- Provided records

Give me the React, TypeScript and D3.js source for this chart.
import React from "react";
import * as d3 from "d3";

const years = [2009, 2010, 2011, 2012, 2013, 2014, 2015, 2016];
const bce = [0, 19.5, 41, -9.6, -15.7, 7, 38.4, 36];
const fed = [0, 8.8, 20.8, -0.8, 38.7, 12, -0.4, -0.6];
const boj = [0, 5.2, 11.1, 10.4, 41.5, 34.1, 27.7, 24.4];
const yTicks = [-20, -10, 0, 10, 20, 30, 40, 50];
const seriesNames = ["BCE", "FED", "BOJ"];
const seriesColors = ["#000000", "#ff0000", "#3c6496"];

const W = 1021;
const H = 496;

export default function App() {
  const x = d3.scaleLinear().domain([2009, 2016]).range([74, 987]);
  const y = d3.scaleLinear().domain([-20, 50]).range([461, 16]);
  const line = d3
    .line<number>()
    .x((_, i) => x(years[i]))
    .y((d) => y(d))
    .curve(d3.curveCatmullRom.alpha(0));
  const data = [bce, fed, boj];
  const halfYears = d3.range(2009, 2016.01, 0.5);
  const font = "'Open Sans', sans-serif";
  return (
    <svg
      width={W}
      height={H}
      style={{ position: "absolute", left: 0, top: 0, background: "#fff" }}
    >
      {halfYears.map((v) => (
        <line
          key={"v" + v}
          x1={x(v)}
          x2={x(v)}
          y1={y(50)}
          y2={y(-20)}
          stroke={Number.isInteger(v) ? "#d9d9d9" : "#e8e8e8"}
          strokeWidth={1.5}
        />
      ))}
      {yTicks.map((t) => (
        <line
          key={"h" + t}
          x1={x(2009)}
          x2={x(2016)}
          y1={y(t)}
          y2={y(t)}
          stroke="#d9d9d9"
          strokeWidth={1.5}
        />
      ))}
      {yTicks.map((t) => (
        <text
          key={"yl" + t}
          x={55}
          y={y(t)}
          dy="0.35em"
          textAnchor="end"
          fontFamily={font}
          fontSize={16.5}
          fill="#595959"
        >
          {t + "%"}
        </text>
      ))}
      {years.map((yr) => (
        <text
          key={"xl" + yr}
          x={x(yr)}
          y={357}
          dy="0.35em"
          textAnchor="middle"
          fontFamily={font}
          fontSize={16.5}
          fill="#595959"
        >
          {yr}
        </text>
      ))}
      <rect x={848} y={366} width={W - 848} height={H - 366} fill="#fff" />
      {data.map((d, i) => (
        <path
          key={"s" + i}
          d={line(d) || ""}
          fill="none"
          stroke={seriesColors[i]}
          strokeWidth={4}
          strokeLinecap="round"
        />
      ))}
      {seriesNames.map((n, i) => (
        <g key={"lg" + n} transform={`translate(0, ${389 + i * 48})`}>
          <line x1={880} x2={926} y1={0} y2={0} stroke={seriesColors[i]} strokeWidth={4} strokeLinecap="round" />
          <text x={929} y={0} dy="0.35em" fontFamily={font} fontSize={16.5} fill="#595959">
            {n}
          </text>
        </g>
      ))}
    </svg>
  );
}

...

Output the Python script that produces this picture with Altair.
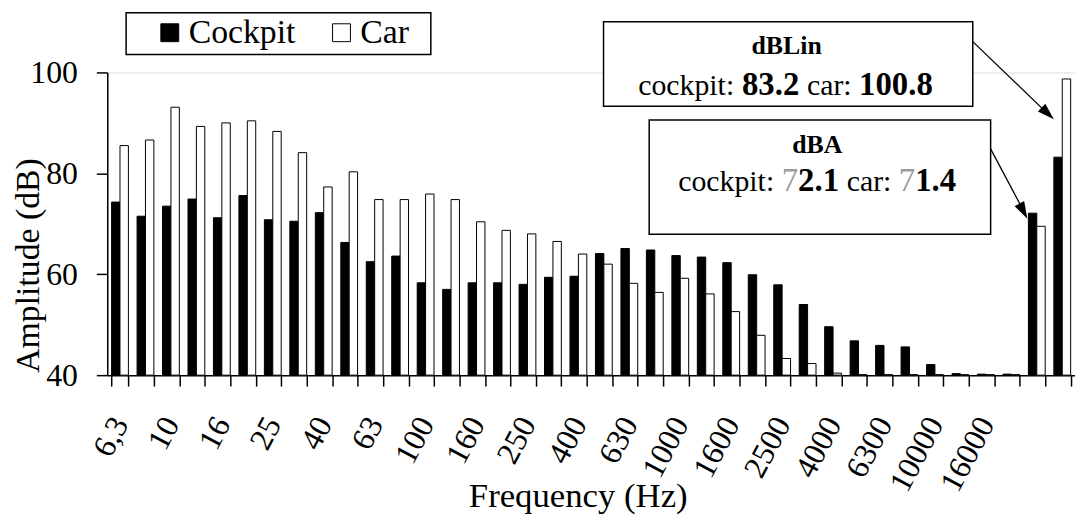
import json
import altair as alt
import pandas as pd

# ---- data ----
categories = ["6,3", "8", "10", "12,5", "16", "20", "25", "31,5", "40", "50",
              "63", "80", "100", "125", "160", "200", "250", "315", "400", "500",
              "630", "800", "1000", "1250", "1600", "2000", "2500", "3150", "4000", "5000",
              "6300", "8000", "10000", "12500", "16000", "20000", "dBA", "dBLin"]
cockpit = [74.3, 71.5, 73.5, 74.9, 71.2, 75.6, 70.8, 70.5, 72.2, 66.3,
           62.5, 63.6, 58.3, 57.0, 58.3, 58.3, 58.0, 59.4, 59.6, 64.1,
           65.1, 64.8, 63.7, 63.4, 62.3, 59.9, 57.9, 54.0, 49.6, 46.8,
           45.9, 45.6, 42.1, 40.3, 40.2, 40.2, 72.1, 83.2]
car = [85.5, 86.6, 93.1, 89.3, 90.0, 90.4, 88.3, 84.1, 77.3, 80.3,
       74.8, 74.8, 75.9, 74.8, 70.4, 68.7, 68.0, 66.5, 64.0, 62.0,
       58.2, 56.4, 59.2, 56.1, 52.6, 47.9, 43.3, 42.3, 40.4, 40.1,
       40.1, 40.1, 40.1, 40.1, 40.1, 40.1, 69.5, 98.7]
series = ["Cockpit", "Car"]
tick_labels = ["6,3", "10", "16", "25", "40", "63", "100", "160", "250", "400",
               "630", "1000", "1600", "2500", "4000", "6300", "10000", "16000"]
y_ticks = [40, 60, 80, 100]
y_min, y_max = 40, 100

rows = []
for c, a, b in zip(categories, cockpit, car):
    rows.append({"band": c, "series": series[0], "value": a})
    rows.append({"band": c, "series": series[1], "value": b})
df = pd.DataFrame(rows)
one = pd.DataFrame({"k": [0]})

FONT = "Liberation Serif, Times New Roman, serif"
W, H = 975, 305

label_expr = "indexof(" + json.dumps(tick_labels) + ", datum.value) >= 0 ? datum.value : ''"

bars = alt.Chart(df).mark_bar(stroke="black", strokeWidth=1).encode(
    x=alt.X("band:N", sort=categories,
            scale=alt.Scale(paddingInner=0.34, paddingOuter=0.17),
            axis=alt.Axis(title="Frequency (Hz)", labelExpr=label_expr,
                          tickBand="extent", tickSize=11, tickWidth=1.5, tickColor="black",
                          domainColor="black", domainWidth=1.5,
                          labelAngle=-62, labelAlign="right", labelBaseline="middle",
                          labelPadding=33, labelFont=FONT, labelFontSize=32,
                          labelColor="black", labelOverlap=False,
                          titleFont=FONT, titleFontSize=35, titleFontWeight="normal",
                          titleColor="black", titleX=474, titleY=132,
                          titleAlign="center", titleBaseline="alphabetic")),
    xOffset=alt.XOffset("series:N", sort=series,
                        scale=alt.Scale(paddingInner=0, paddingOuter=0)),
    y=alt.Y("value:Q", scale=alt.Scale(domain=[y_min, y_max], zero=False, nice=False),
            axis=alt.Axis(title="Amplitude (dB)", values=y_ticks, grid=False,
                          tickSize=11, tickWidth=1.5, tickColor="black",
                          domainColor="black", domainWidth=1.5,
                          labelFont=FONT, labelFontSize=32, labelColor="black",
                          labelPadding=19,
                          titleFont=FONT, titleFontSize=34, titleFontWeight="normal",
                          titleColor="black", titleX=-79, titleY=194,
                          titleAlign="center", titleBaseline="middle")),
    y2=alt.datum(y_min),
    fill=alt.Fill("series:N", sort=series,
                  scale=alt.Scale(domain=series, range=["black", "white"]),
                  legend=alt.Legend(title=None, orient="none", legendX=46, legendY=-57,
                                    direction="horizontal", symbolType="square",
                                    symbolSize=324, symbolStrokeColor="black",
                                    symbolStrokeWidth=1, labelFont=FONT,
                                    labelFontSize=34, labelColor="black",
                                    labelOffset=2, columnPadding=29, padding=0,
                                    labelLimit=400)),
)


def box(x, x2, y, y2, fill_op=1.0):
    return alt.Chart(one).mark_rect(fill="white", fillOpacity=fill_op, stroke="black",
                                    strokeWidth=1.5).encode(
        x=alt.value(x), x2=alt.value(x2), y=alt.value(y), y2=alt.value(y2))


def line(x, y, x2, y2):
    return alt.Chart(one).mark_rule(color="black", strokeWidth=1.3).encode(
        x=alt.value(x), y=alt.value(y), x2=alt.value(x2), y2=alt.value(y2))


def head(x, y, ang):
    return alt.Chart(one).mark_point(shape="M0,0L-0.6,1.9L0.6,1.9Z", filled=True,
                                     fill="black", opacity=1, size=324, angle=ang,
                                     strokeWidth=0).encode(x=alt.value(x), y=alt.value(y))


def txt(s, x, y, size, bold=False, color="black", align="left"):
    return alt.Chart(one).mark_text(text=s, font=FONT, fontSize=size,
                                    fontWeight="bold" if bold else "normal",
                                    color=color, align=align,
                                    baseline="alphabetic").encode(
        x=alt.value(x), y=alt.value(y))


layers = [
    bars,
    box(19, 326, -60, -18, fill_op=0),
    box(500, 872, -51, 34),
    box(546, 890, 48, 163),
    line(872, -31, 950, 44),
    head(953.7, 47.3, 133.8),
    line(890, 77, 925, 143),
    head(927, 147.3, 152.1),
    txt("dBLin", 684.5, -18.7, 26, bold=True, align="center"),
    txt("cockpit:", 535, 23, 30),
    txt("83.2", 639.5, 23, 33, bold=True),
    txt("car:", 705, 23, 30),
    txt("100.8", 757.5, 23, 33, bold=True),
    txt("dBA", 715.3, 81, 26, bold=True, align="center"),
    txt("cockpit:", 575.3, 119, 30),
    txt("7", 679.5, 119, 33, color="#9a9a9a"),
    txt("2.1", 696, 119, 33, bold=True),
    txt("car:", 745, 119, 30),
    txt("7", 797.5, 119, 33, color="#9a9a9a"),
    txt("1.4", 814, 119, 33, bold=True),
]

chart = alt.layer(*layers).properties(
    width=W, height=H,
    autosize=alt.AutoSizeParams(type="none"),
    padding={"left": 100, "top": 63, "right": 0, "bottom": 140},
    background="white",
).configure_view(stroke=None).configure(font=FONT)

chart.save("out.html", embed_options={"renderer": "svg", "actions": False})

--

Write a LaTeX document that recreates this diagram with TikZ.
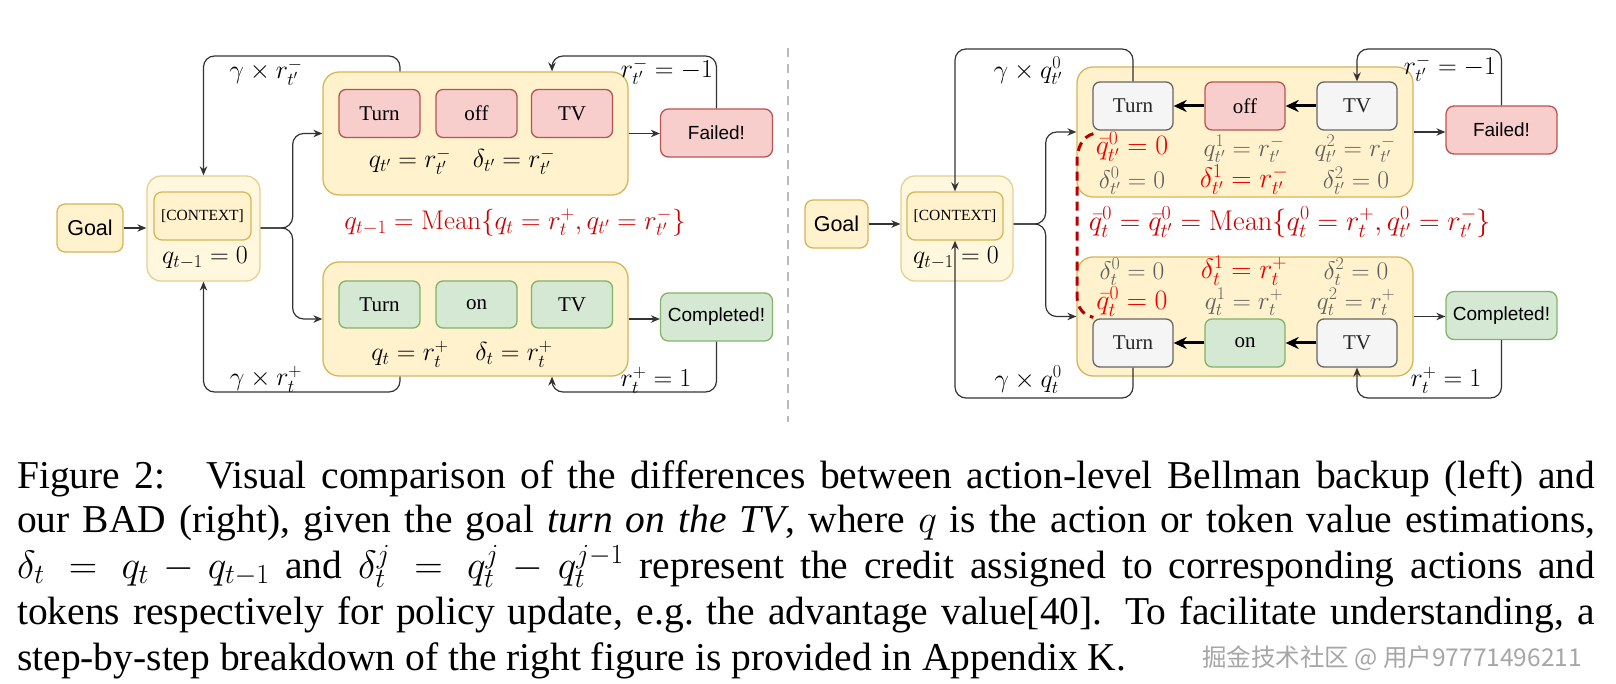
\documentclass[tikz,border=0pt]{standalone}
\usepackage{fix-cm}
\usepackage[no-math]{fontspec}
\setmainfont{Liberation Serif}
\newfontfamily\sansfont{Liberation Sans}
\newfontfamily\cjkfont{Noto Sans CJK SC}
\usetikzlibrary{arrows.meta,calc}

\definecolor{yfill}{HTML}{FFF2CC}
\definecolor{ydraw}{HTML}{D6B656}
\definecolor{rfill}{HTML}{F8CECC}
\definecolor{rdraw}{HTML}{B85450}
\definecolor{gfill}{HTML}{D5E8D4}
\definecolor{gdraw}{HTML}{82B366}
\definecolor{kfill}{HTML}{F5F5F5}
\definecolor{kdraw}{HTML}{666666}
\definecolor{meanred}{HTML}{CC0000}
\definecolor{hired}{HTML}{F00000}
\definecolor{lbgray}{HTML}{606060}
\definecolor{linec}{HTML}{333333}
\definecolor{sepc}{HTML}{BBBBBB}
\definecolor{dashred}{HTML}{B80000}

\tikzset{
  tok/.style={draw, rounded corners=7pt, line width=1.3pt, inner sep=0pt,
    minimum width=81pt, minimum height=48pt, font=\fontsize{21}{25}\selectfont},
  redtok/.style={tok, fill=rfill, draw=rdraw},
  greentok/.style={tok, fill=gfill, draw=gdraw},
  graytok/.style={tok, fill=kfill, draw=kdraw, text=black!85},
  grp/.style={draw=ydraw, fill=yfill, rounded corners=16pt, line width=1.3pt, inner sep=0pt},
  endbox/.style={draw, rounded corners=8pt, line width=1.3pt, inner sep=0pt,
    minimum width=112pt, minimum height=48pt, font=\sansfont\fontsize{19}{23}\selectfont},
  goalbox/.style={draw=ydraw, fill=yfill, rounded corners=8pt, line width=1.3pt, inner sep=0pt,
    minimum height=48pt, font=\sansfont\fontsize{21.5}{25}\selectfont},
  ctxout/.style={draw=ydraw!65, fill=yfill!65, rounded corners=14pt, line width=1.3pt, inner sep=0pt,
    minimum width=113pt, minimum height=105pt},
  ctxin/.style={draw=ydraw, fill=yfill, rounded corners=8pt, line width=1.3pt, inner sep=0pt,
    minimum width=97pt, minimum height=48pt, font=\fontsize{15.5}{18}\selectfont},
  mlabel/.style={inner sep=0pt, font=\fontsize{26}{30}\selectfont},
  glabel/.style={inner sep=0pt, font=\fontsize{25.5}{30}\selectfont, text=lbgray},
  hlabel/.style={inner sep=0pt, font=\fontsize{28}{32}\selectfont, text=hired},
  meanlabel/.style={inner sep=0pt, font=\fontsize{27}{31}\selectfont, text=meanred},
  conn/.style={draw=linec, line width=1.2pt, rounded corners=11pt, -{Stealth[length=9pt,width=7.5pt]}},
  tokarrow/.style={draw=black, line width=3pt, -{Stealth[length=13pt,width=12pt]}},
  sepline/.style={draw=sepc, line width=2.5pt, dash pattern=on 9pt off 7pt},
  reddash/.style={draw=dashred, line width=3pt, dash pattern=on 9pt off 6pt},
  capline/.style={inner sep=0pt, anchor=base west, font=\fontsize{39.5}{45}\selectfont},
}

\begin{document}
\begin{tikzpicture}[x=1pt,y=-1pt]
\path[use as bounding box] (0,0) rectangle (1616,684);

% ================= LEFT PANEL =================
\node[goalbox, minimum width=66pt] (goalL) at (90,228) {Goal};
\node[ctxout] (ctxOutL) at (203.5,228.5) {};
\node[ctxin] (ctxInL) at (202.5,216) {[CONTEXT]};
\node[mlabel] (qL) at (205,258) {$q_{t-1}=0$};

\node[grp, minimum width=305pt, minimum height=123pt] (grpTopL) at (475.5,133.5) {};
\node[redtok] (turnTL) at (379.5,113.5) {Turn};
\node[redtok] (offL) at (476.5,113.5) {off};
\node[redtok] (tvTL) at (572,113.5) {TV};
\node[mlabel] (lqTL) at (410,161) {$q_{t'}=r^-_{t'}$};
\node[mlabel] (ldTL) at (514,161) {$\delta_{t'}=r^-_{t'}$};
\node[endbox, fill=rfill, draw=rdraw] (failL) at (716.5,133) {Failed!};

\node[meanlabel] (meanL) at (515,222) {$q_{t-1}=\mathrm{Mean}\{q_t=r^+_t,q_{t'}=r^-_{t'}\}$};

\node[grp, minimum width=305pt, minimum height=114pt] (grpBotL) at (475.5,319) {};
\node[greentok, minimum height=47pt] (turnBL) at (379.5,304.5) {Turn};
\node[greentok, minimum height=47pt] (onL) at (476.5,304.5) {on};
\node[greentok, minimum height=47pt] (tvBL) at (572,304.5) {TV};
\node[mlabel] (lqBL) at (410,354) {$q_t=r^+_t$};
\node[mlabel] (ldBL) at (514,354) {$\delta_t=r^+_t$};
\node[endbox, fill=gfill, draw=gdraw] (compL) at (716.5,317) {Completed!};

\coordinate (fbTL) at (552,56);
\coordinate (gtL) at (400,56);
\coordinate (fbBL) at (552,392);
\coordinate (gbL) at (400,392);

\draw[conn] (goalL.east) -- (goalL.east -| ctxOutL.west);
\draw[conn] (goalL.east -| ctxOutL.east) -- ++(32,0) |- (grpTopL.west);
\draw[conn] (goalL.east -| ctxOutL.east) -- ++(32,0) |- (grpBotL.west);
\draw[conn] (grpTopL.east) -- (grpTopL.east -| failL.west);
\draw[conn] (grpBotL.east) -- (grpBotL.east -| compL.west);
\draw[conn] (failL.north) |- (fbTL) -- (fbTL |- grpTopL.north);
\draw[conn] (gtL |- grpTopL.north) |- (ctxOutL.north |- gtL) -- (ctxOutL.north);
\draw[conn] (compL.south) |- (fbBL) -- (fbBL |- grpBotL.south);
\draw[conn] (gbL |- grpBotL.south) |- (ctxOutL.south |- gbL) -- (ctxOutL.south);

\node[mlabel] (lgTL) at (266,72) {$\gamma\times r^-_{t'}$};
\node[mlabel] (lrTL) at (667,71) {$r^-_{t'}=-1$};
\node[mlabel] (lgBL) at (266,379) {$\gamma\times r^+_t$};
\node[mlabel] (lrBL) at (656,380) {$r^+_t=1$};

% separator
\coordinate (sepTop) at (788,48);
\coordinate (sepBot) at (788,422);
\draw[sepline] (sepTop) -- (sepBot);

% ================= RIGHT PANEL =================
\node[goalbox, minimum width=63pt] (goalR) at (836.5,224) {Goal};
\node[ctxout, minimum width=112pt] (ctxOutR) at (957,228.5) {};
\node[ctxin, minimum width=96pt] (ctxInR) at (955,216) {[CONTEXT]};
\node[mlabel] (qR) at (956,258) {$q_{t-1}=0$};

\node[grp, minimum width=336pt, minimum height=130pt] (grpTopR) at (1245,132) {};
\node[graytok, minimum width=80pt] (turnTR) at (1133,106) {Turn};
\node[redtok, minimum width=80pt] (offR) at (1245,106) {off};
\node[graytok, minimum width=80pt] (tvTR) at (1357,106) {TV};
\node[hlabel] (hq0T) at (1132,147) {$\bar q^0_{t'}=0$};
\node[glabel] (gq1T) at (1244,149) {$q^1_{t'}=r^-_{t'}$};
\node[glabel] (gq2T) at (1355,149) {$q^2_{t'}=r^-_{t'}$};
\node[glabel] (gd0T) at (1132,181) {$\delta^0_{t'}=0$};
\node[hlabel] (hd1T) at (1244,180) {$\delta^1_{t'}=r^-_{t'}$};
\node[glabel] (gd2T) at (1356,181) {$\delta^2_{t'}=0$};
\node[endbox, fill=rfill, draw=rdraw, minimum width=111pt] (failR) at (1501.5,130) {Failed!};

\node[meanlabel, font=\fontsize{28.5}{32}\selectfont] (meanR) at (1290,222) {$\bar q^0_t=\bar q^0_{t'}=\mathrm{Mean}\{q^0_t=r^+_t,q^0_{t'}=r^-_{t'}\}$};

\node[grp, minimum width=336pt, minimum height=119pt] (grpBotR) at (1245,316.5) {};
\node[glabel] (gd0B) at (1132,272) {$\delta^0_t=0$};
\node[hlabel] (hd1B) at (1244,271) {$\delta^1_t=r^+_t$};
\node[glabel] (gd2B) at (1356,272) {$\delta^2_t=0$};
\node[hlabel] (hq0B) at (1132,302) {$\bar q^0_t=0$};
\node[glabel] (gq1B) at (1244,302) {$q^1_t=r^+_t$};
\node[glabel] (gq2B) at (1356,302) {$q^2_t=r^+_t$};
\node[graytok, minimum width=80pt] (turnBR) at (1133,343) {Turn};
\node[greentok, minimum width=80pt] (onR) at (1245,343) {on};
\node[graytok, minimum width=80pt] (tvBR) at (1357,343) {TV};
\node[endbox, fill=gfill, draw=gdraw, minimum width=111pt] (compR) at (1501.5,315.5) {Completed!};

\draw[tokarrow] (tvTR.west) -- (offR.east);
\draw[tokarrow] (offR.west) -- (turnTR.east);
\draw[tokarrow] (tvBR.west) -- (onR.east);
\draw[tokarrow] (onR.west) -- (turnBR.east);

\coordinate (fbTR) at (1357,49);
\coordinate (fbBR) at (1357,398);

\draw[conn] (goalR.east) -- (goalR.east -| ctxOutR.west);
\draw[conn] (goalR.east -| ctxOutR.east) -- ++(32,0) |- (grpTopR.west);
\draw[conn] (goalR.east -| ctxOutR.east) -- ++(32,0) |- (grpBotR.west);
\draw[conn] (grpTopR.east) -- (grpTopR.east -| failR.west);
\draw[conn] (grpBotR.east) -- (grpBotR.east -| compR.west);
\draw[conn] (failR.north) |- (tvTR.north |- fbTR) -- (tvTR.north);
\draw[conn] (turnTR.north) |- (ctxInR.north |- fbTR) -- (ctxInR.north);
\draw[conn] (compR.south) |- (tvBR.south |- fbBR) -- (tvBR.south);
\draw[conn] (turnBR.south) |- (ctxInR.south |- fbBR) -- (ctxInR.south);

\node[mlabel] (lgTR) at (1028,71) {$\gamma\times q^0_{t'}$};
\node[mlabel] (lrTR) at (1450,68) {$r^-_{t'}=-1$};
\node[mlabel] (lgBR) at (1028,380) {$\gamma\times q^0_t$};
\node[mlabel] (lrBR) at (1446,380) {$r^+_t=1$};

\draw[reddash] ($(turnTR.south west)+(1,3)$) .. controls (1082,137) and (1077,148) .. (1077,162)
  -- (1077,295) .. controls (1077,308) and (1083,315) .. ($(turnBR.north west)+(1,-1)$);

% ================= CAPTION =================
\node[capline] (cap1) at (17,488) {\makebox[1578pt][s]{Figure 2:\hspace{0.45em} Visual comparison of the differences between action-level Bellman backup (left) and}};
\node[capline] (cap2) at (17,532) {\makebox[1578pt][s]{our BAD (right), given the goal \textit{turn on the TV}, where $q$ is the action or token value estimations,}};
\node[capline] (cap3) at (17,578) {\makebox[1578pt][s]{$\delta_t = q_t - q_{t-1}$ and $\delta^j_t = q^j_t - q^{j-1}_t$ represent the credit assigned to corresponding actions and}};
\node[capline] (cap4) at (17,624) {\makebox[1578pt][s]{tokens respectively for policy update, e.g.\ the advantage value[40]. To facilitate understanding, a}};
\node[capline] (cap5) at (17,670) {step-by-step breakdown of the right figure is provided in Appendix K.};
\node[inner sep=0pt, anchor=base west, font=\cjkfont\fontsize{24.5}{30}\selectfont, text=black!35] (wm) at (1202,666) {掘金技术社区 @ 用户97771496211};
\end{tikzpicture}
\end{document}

- Given request
From the entries above, give again exactly the lines running from the line with "Give me the" to the line with "import * as"; include both of those lines.

- Answer to this exercise
Give me the React, TypeScript and D3.js source for this chart.
import React from "react";
import * as d3 from "d3";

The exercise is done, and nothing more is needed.